A) Kinesis Data Streams → Kinesis Data Analytics (RANDOM_CUT_FOREST) → Lambda (alert) + Firehose (store to S3)
B) SQS → Lambda → SageMaker endpoint → S3
C) Kinesis Firehose → S3 → Athena scheduled query for anomalies
D) IoT Core → DynamoDB → DynamoDB Streams → Lambda anomaly check

Answer: A — Kinesis Data Analytics has a built-in RANDOM_CUT_FOREST function specifically designed for real-time anomaly detection on streaming data. This is a managed, real-time solution. B adds latency through SQS. C is not real-time (Athena is batch). D requires custom anomaly detection logic.
Q5
A machine learning team wants to query their S3 data lake using SQL to understand data distributions before model training. They want to minimize costs. What should they do?

A) Load data into Amazon Redshift and query there
B) Use Amazon Athena with data stored in CSV format
C) Use Amazon Athena with data stored in Parquet format and partitioned by date
D) Spin up an EMR cluster with Hive for SQL queries

Answer: C — Athena charges per TB scanned. Parquet is columnar (only reads needed columns) and partitioning limits which files are scanned, dramatically reducing costs. CSV (B) scans all data. Redshift (A) and EMR (D) require provisioned infrastructure, increasing cost for ad-hoc exploration.

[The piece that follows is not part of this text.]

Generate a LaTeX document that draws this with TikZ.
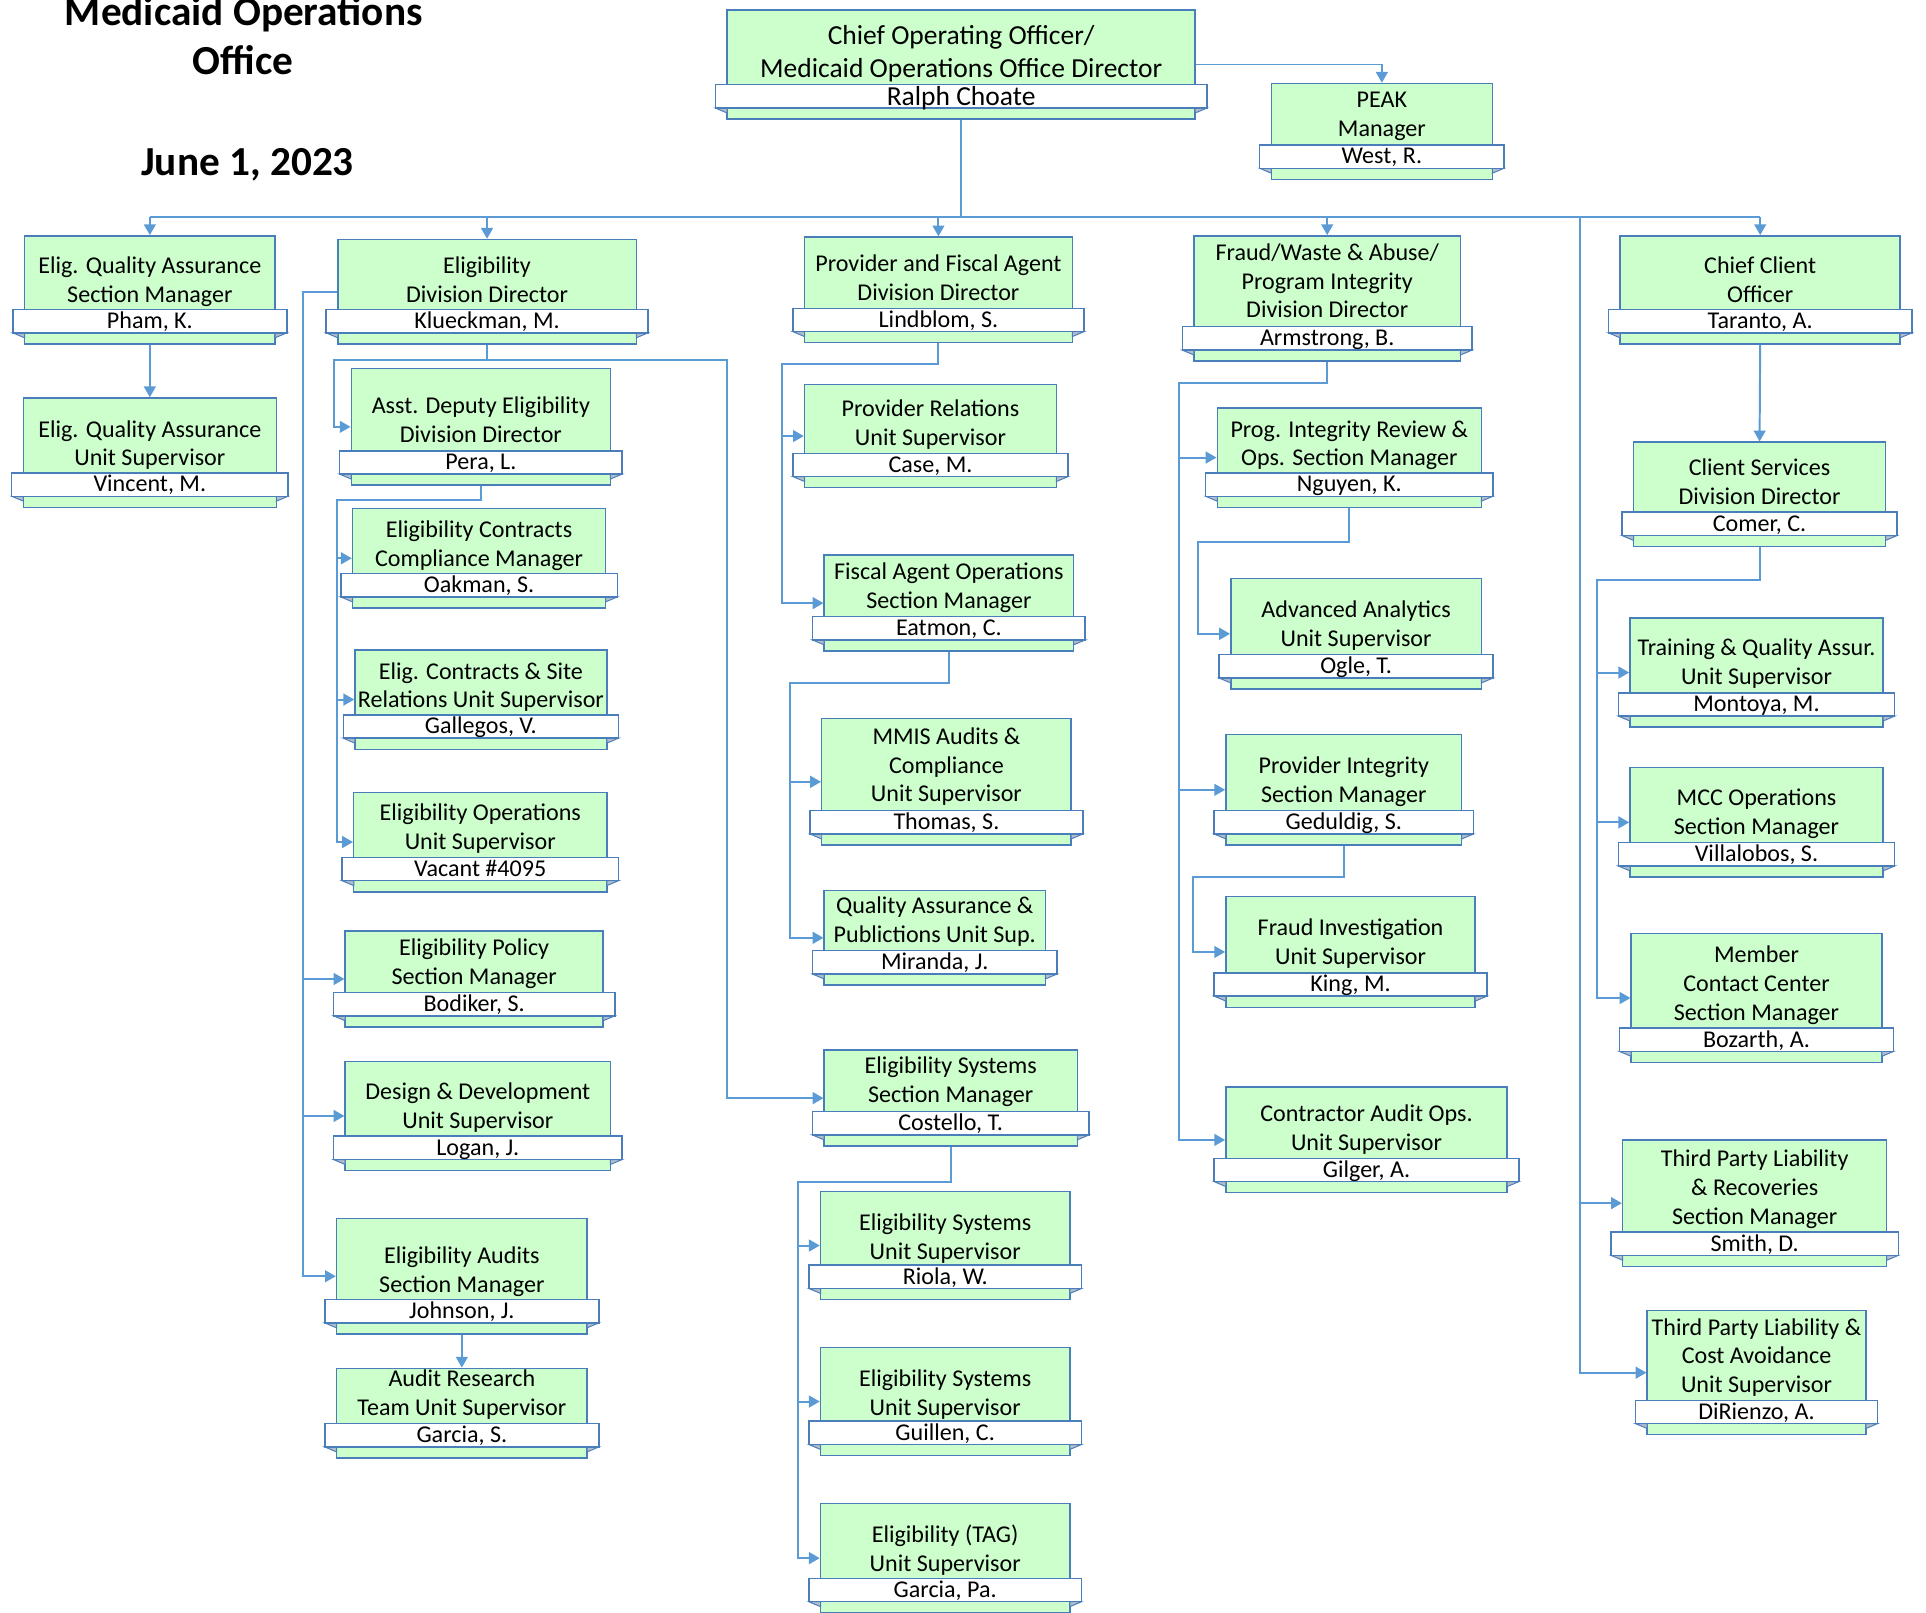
\documentclass[tikz,border=0pt]{standalone}
\usepackage{fontspec}
\setmainfont{Carlito}
\usepackage{tikz}
\usetikzlibrary{arrows.meta}

\definecolor{cardgreen}{HTML}{CCFFCC}
\definecolor{boxline}{HTML}{4A7EBB}
\definecolor{linkblue}{HTML}{5B9BD5}
\definecolor{foldgray}{HTML}{B4BCCB}

\newcommand{\postfont}{\fontsize{9.8}{11.75}\selectfont}
\newcommand{\coofont}{\fontsize{11.2}{13.5}\selectfont}
\newcommand{\headfont}{\fontsize{16.8}{20}\selectfont\bfseries}

% name, left, right, top, bottom, first line y, title, person
\newcommand{\orgpost}[8]{%
  \node[card, minimum width={(#3-#2)*0.5pt}, minimum height={(#5-#4)*0.5pt}] (#1) at ({(#2+#3)/2},{(#4+#5)/2}) {};
  \filldraw[foldtip] (#2-9.5,#5-9) -- (#2,#5-9) -- (#2,#5-5) -- cycle;
  \filldraw[foldtip] (#3+9.5,#5-9) -- (#3,#5-9) -- (#3,#5-5) -- cycle;
  \node[namebar, minimum width={(#3-#2+19)*0.5pt}] (#1-name) at ({(#2+#3)/2},#5-18.5) {#8};
  \node[posttext] (#1-title) at ({(#2+#3)/2},#6) {\strut #7};
}

\tikzset{
  card/.style={draw=boxline, fill=cardgreen, line width=0.6pt, inner sep=0pt},
  foldtip/.style={draw=boxline, fill=foldgray, line width=0.4pt},
  namebar/.style={draw=boxline, fill=white, line width=0.6pt, minimum height=9.5pt,
    inner sep=0pt, font=\postfont, text height=6pt, text depth=0pt},
  posttext/.style={font=\postfont, align=center, inner sep=0pt, anchor=north, yshift=5.5pt},
  orgline/.style={draw=linkblue, line width=0.8pt},
  orgarrow/.style={orgline, -{Triangle[length=4.4pt,width=4.8pt]}},
  heading/.style={font=\headfont, anchor=base, inner sep=0pt}
}

\begin{document}
\begin{tikzpicture}[x=0.5pt, y=-0.5pt]
  \useasboundingbox (0,0) rectangle (1568,1313);

  \node[heading] (head1) at (198.5,20.4) {Medicaid Operations};
  \node[heading] (head2) at (198,60.4) {Office};
  \node[heading] (date) at (201.5,142.5) {June 1, 2023};

  % top
  \begin{scope}[posttext/.style={font=\coofont, align=center, inner sep=0pt, anchor=north, yshift=6.2pt},
                namebar/.append style={font=\coofont, text height=7pt}]
    \orgpost{coo}{592}{973}{8}{97}{29}{Chief Operating Officer/\\Medicaid Operations Office Director}{Ralph Choate}
  \end{scope}
  \orgpost{peak}{1035}{1215}{68}{146}{82}{PEAK\\Manager}{West, R.}

  % quality assurance
  \orgpost{eqa}{20}{224}{192}{280}{217}{Elig. Quality Assurance\\Section Manager}{Pham, K.}
  \orgpost{equ}{19}{225}{324}{413}{350}{Elig. Quality Assurance\\Unit Supervisor}{Vincent, M.}

  % eligibility
  \orgpost{elig}{275}{518}{195}{280}{217}{Eligibility\\Division Director}{Klueckman, M.}
  \orgpost{asst}{286}{497}{300}{395}{331}{Asst. Deputy Eligibility\\Division Director}{Pera, L.}
  \orgpost{ecc}{287}{493}{414}{495}{432}{Eligibility Contracts\\Compliance Manager}{Oakman, S.}
  \orgpost{ecs}{289}{494}{529}{610}{547}{Elig. Contracts \& Site\\Relations Unit Supervisor}{Gallegos, V.}
  \orgpost{eop}{288}{494}{645}{726}{662}{Eligibility Operations\\Unit Supervisor}{Vacant \#4095}
  \orgpost{policy}{281}{491}{758}{836}{772}{Eligibility Policy\\Section Manager}{Bodiker, S.}
  \orgpost{design}{281}{497}{864}{953}{889}{Design \& Development\\Unit Supervisor}{Logan, J.}
  \orgpost{audits}{274}{478}{992}{1086}{1023}{Eligibility Audits\\Section Manager}{Johnson, J.}
  \orgpost{ars}{274}{478}{1114}{1187}{1123}{Audit Research\\Team Unit Supervisor}{Garcia, S.}

  % provider and fiscal agent
  \orgpost{pfa}{655}{873}{193}{279}{215}{Provider and Fiscal Agent\\Division Director}{Lindblom, S.}
  \orgpost{prs}{655}{860}{313}{397}{333}{Provider Relations\\Unit Supervisor}{Case, M.}
  \orgpost{fao}{671}{874}{452}{530}{466}{Fiscal Agent Operations\\Section Manager}{Eatmon, C.}
  \orgpost{mmis}{669}{872}{585}{688}{600}{MMIS Audits \&\\Compliance\\Unit Supervisor}{Thomas, S.}
  \orgpost{qap}{671}{851}{725}{802}{738}{Quality Assurance \&\\Publictions Unit Sup.}{Miranda, J.}
  \orgpost{syssec}{671}{877}{855}{933}{868}{Eligibility Systems\\Section Manager}{Costello, T.}
  \orgpost{esu1}{668}{871}{970}{1058}{996}{Eligibility Systems\\Unit Supervisor}{Riola, W.}
  \orgpost{esu2}{668}{871}{1097}{1185}{1123}{Eligibility Systems\\Unit Supervisor}{Guillen, C.}
  \orgpost{tag}{668}{871}{1224}{1313}{1250}{Eligibility (TAG)\\Unit Supervisor}{Garcia, Pa.}

  % program integrity
  \orgpost{fwa}{972}{1189}{192}{294}{206}{Fraud/Waste \& Abuse/\\Program Integrity\\Division Director}{Armstrong, B.}
  \orgpost{pir}{991}{1206}{332}{413}{350}{Prog. Integrity Review \&\\Ops. Section Manager}{Nguyen, K.}
  \orgpost{aau}{1002}{1206}{471}{561}{497}{Advanced Analytics\\Unit Supervisor}{Ogle, T.}
  \orgpost{pis}{998}{1190}{598}{688}{624}{Provider Integrity\\Section Manager}{Geduldig, S.}
  \orgpost{fiu}{998}{1201}{730}{820}{756}{Fraud Investigation\\Unit Supervisor}{King, M.}
  \orgpost{cao}{998}{1227}{885}{971}{907}{Contractor Audit Ops.\\Unit Supervisor}{Gilger, A.}

  % client
  \orgpost{cco}{1319}{1547}{192}{280}{217}{Chief Client\\Officer}{Taranto, A.}
  \orgpost{csd}{1330}{1535}{360}{445}{381}{Client Services\\Division Director}{Comer, C.}
  \orgpost{tqa}{1327}{1533}{503}{592}{528}{Training \& Quality Assur.\\Unit Supervisor}{Montoya, M.}
  \orgpost{mcc}{1327}{1533}{625}{714}{650}{MCC Operations\\Section Manager}{Villalobos, S.}
  \orgpost{mcs}{1328}{1532}{760}{865}{778}{Member\\Contact Center\\Section Manager}{Bozarth, A.}
  \orgpost{tpr}{1321}{1536}{928}{1031}{944}{Third Party Liability\\\& Recoveries\\Section Manager}{Smith, D.}
  \orgpost{tpc}{1341}{1519}{1067}{1168}{1081}{Third Party Liability \&\\Cost Avoidance\\Unit Supervisor}{DiRienzo, A.}

  % junctions
  \coordinate (bus) at (782,177);
  \coordinate (tp-j) at (1286,177);
  \coordinate (elig-w) at (247,237.5);
  \coordinate (elig-j) at (272,293);
  \coordinate (elig-k) at (592,293);
  \coordinate (asst-j) at (274,407);
  \coordinate (pfa-j) at (637,296);
  \coordinate (fao-j) at (643,556);
  \coordinate (sys-j) at (650,962);
  \coordinate (fwa-j) at (960,312);
  \coordinate (pir-j) at (975,441);
  \coordinate (pis-j) at (971,714);
  \coordinate (csd-j) at (1300,472);

  % connectors
  \draw[orgarrow] (coo.east) -| (peak.north);
  \draw[orgline] (coo.south) -- (coo.south |- bus);
  \draw[orgline] (eqa.north |- bus) -- (cco.north |- bus);
  \draw[orgline] (eqa.north |- bus) edge[orgarrow] (eqa.north)
                 (elig.north |- bus) edge[orgarrow] (elig.north)
                 (pfa.north |- bus) edge[orgarrow] (pfa.north)
                 (fwa.north |- bus) edge[orgarrow] (fwa.north)
                 (cco.north |- bus) edge[orgarrow] (cco.north);
  \draw[orgarrow] (tp-j) |- (tpr.west);
  \draw[orgarrow] (tp-j) |- (tpc.west);

  \draw[orgarrow] (eqa.south) -- (equ.north);

  \draw[orgarrow] (elig.west) -- (elig-w) |- (policy.west);
  \draw[orgarrow] (elig-w) |- (design.west);
  \draw[orgarrow] (elig-w) |- (audits.west);
  \draw[orgarrow] (elig.south) |- (elig-j) |- (asst.west);
  \draw[orgarrow] (elig.south |- elig-j) -- (elig-k) |- (syssec.west);
  \draw[orgarrow] (asst.south) |- (asst-j) |- (ecc.west);
  \draw[orgarrow] (asst-j) |- (ecs.west);
  \draw[orgarrow] (asst-j) |- (eop.west);
  \draw[orgarrow] (audits.south) -- (ars.north);

  \draw[orgarrow] (pfa.south) |- (pfa-j) |- (prs.west);
  \draw[orgarrow] (pfa-j) |- (fao.west);
  \draw[orgarrow] (fao.south) |- (fao-j) |- (mmis.west);
  \draw[orgarrow] (fao-j) |- (qap.west);
  \draw[orgarrow] (syssec.south) |- (sys-j) |- (esu1.west);
  \draw[orgarrow] (sys-j) |- (esu2.west);
  \draw[orgarrow] (sys-j) |- (tag.west);

  \draw[orgarrow] (fwa.south) |- (fwa-j) |- (pir.west);
  \draw[orgarrow] (fwa-j) |- (pis.west);
  \draw[orgarrow] (fwa-j) |- (cao.west);
  \draw[orgarrow] (pir.south) |- (pir-j) |- (aau.west);
  \draw[orgarrow] (pis.south) |- (pis-j) |- (fiu.west);

  \draw[orgarrow] (cco.south) -- (csd.north);
  \draw[orgarrow] (csd.south) |- (csd-j) |- (tqa.west);
  \draw[orgarrow] (csd-j) |- (mcc.west);
  \draw[orgarrow] (csd-j) |- (mcs.west);
\end{tikzpicture}
\end{document}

Key Takeaways for the Exam

  • S3 is always the data lake foundation. Know storage classes and data formats (especially RecordIO for SageMaker).
  • Kinesis Firehose = easiest way to get streaming data into S3. No shard management.
  • Kinesis Data Analytics = real-time SQL + RANDOM_CUT_FOREST for anomaly detection.
  • Glue = serverless ETL + Data Catalog + FindMatches for dedup.
  • Athena = serverless SQL on S3. Parquet + partitioning = cost optimization.
  • EMR = when you need custom Spark/Hadoop processing beyond what Glue offers.
  • AWS always prefers managed/serverless solutions over self-managed infrastructure.